Question

In an experiment, $NO_2$ gas is prepared and taken into $3$ test tubes $X$, $Y$ and $Z$. $NO_2$ gas which is brown in colour dimerises into $N_2O_4$ which is colourless. Test tube $X$ is kept at room temperature, $Y$ is kept in ice and $Z$ is kept in hot water.

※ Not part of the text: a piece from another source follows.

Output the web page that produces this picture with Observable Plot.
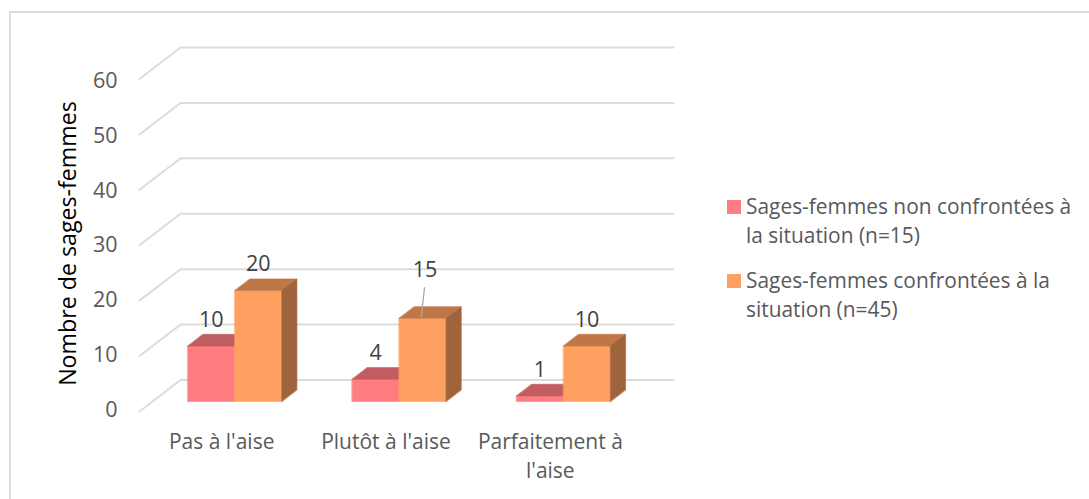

What colour changes will you observe in the test tubes and why? $\underset{\text{Brown}}{ {2NO2_{(g)} <=> }}$ $\underset{\text{Colourless}}{ {N2O4_{(g)}}}$ ; $\Delta H=-57.2\,kJ\,mol^{-1}$

• A. In test tube $X$, brown colour intensifies since backward reaction is favoured at low temperature
• B. In test tube $Y$, brown colour intensifies since backward reaction takes place at room temperature
• C. In test tube $Z$, brown colour intensifies since high temperature favours the backward reaction
• D. Brown colour of test tubes $X$, $Y$ and $Z$ remains same since there is no effect of change in temperature on the reaction

Answer 1

Answer: (C)

In test tube $Z$, brown colour intensifies since high temperature favours the backward reaction

Answer 2

It is an exothermic reaction, hence the forward reaction is favoured at low temperature which means colourless $N_2O_4$ will be formed resulting in decrease in intensity of brown colour. High temperature favours backward reaction resulting in formation of $NO_2$, thus intensifying brown colour.